Viewing Pornography At Work
Conducting personal business in the boss’s time would be as old as paid work itself. Pasty white-collar workers hide novels amongst the clutter of their desk papers; swarthy riggers study race books on the scaffold; roadmen lean on shovels and pressured working mums in open plan office organise childcare out of the team leader’s earshot. Roger Hall captured this memorably in “Gliding on” when a public servant goes ape at his mum for ringing him during a tea break instead of in work time. In an Employment Court case involving engineers at Air New Zealand it was found over a 16 week period some workers spent over 60 hours using the work computer for personal browsing.
Computer work stations now dangle addictive temptations for new ways to “skive off” in the boss’s time. Trademe transactions, email jokes, playing the stock market, and looking at pornography come to mind.
It’s the latter I will discuss, as viewing objectionable material now regularly features in employment dismissal cases. It has moved on from Playboy pinups in the mechanics bay at the local garage. Unlike other “skiving off” diversions pornography has a moral repugnancy element about it. Guess that’s why the media made a whooping fuss over Judge Fisher who visited sex sites on his High Court computer. The upset Helen Clark quipped when hearing of this “there are always computer games if you are waiting for a jury verdict!” What, Prime Ministerial blessing for “skiving off” playing computer games whilst on the public payroll – I rather think not!
A senior doctor was fired for taking pictures of his “old fella”, on the hospital phone and emailing them to a female colleague on the clinics computer. He won interim reinstatement then finally kept his job whilst the legal process moved at a snails pace. Thankfully, he did not get a brass razoo of the $60,000 he bumptiously sort in damages from the pubic purse over being fired for such behaviour. Google reckons New Zealanders are runners up to South Africans in searching for porn – an unsettling statistic about the darker side of Kiwiana.
Defining pornography is tricky. There are cases, like at IHUG for instance, where grossly obscene e-mails explicitly told the boss were he could put his job. The staff that did this got away with it. Why? Obscenities were commonplace in the workplace and IHUG had no clear cut e-mail policy.
As a rule of thumb, the statutory definition from the Act which the film censor operates under is used. A publication is objectionable if it “deals with sex, horror, crime, cruelty or violence” so to be “dangerous to the public good”. The definition includes exploiting children for sexual purposes, sex with a dead person, bestiality and a litany of life’s unspeakable depravities.

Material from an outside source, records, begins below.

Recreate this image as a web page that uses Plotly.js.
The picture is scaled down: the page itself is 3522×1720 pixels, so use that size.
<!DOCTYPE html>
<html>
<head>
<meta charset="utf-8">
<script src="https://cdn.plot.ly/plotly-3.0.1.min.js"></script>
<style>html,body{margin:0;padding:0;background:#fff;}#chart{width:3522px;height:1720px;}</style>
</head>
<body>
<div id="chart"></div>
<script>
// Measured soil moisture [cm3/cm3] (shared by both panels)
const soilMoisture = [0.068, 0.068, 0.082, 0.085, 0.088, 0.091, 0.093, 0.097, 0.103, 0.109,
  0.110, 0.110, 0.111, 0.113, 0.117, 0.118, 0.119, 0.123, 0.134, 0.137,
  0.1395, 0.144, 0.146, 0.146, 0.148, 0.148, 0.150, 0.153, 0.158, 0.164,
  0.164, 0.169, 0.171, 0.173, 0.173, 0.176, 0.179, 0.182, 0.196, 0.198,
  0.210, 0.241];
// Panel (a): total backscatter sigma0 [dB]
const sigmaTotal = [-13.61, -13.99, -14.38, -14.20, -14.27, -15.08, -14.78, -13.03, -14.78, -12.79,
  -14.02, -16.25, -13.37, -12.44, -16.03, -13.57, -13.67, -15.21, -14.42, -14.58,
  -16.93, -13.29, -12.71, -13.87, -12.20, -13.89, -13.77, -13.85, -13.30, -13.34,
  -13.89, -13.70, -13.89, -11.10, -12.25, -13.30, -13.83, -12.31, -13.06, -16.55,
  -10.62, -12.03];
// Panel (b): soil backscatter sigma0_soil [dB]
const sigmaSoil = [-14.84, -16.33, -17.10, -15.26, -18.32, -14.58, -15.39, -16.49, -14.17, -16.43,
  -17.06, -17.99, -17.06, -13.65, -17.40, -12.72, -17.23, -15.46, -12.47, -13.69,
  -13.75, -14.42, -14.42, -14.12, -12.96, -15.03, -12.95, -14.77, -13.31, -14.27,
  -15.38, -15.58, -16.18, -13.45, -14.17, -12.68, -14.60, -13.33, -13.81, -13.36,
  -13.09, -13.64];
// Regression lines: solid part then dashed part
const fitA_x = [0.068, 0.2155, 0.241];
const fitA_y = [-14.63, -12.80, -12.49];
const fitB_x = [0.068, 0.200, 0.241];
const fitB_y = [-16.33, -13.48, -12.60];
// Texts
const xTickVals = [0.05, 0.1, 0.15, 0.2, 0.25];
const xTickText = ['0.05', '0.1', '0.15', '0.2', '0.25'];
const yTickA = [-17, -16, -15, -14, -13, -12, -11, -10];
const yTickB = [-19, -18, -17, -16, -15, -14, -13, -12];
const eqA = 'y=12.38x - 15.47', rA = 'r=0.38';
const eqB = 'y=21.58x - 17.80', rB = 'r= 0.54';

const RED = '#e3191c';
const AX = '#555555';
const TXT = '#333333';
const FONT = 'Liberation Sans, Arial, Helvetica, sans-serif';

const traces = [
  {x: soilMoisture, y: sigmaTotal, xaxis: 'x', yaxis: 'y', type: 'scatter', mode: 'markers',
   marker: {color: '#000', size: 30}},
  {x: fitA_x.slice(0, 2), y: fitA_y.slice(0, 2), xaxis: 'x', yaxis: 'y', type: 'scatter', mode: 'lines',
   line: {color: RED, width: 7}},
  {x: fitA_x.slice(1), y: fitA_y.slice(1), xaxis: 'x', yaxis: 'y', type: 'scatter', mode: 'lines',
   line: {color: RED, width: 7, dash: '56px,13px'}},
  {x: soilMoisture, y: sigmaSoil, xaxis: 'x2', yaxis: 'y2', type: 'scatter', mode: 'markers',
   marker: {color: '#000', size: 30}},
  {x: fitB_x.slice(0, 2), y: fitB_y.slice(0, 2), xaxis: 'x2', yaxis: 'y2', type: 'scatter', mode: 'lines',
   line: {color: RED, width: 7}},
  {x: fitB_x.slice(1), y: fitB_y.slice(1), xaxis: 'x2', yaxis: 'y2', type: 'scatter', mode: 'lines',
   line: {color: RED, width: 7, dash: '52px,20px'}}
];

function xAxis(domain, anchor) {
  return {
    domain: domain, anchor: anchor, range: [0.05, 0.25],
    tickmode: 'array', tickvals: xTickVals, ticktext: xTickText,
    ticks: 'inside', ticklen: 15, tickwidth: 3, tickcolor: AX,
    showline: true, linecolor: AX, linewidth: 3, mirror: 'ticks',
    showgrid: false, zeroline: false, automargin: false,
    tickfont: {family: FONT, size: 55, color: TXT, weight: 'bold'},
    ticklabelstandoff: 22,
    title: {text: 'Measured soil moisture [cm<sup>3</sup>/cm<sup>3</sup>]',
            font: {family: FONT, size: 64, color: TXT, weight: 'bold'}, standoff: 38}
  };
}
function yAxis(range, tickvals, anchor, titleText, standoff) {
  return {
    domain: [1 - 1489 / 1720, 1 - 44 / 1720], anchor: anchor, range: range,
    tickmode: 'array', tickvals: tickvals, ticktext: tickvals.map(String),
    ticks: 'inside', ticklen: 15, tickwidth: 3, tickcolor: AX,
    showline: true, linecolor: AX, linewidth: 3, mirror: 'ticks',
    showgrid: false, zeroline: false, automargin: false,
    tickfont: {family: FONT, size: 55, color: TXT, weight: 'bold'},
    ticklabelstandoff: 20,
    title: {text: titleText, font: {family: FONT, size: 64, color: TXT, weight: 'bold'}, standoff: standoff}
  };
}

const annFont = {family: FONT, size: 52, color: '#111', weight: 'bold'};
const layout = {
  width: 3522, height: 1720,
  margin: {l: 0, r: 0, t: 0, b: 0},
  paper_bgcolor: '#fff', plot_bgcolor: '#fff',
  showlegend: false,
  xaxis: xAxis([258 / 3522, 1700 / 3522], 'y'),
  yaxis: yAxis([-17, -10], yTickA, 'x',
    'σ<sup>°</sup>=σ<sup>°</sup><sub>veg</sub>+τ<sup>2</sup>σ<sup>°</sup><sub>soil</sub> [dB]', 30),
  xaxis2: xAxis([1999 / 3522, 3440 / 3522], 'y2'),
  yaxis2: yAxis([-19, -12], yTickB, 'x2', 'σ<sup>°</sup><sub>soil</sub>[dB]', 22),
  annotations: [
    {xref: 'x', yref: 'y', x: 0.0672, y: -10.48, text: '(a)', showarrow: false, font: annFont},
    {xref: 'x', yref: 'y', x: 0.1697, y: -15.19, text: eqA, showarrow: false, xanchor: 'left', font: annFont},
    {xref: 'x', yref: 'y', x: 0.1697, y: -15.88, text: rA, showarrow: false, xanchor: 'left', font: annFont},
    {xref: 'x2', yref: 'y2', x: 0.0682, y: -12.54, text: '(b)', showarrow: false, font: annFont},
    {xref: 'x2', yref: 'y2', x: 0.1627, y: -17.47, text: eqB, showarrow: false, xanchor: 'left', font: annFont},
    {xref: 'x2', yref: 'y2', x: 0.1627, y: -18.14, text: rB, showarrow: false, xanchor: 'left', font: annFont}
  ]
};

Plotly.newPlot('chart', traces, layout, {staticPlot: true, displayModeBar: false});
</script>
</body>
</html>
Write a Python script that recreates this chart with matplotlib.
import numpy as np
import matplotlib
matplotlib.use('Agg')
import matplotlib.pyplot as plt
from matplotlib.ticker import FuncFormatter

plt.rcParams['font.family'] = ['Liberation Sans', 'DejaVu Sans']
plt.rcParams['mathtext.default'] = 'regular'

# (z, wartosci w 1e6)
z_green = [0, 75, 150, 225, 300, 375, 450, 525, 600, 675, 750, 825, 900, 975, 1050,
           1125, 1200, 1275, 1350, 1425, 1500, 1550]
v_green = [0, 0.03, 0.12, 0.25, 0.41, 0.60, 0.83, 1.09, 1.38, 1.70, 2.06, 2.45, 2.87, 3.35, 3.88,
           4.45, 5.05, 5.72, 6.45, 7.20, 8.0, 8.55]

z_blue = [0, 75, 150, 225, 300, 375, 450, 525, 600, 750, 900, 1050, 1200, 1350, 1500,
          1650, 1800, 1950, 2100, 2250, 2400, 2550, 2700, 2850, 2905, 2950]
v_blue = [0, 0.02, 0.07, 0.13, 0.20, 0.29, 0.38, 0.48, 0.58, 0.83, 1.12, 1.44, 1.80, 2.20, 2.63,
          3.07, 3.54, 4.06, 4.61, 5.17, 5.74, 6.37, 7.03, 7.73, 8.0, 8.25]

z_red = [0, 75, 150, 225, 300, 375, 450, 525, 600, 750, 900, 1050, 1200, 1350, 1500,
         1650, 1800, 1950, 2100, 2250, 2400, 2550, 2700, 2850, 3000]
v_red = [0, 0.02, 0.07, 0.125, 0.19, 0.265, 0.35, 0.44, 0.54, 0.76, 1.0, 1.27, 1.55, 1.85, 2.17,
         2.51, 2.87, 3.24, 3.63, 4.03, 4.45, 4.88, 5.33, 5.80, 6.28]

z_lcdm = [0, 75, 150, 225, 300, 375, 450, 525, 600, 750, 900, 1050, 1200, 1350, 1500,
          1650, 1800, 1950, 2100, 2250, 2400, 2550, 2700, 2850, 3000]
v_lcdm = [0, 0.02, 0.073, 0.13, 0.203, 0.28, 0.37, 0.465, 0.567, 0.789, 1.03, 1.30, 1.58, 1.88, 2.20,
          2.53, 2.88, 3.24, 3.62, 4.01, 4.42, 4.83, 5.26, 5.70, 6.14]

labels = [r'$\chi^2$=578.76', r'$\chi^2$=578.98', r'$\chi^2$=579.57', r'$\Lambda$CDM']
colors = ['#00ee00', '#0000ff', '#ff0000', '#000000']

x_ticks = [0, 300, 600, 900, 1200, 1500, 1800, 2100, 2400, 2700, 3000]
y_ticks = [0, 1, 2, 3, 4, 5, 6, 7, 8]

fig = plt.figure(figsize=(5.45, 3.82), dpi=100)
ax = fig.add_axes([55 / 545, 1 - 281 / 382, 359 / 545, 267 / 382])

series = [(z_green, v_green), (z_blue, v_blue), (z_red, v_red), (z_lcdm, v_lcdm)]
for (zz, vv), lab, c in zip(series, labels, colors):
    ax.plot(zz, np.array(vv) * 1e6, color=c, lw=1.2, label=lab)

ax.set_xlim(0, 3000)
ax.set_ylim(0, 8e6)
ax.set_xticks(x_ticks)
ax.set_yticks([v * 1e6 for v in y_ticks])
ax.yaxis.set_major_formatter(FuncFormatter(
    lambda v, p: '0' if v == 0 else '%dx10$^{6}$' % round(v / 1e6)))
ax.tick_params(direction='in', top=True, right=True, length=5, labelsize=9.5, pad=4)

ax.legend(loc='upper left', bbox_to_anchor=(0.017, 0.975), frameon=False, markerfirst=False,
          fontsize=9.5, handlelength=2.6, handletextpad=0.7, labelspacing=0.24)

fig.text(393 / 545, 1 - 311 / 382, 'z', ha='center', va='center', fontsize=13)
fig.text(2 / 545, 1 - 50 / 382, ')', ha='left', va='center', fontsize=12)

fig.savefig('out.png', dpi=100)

Like theatres showing R18 movies, a boss that does not stop objectionable material getting into the hands of youth workers may be criminally liable, or else up for failing to provide a safe workplace. Mr O’Brien complained to the boss about the gay and bisexual pornography which could be easily viewed at his workplace – Renton Chainsaws & Mowers Ltd. He resigned as his boss did nothing to stop it and was successful in getting compensation for having no other option but to resign.
Concerned bosses should have clear internet use policies, and make them widely known. Just hiding them in the house rules has been found to be insufficient. Also, the sudden clamping down on pornography, after having previously been lax about it, requires careful handling to avoid the risk of personal grievances.
Case law shows if pornography is found on a work computer its wise to engage a reputable IT forensic expert to establish actually what was seen. This can be costly, around $1000 for a full report. The allegation and slur on a workers character for accessing pornography is no light matter. The fact a workers computer log may indicate visits to a dodgy web site is in no way clear evidence a worker intentionally or actually viewed the objectionable stuff.
In the Air New Zealand case referred to earlier the Employment Court painstaking went through the technical evidence. It found that hits on a pornographic site, whilst been recorded as three minutes in the log, could translate to less than a seconds access. In addition, other workers had access to the passwords of the accused engineers. Surprisingly, notwithstanding the lengthy amount of time the engineers spent on personal computer use, there had been no complaints about their productivity. Air New Zealand’s computer policy allowed personal computer use provided it did not interfere with work.
Workers prosecuted for having illegal pornographic material on their home computers can lose their jobs because of the damning publicity that can surround such convictions. This is what happened to Mr Hodgson an exemplary manager at the Warehouse. He lost his unfair dismissal case because it could bring the place “Where everyone gets a bargain” into disrepute.
The porno viewing Judge – whose actions were not illegal – has since retired but does inquiries, and the genital photographing doctor got his job back permanently – but may yet face the likely ignominy of his name being published.
This emerging area of employment law all goes to show that pervy and errant behaviour in workplaces knows no occupational bounds. Take care; the Employment Court normally frowns on “pedantic scrutiny” but not in this area. Reputations can be so easily be destroyed, and first impressions misleading, about computer use and viewing objectionable stuff at work.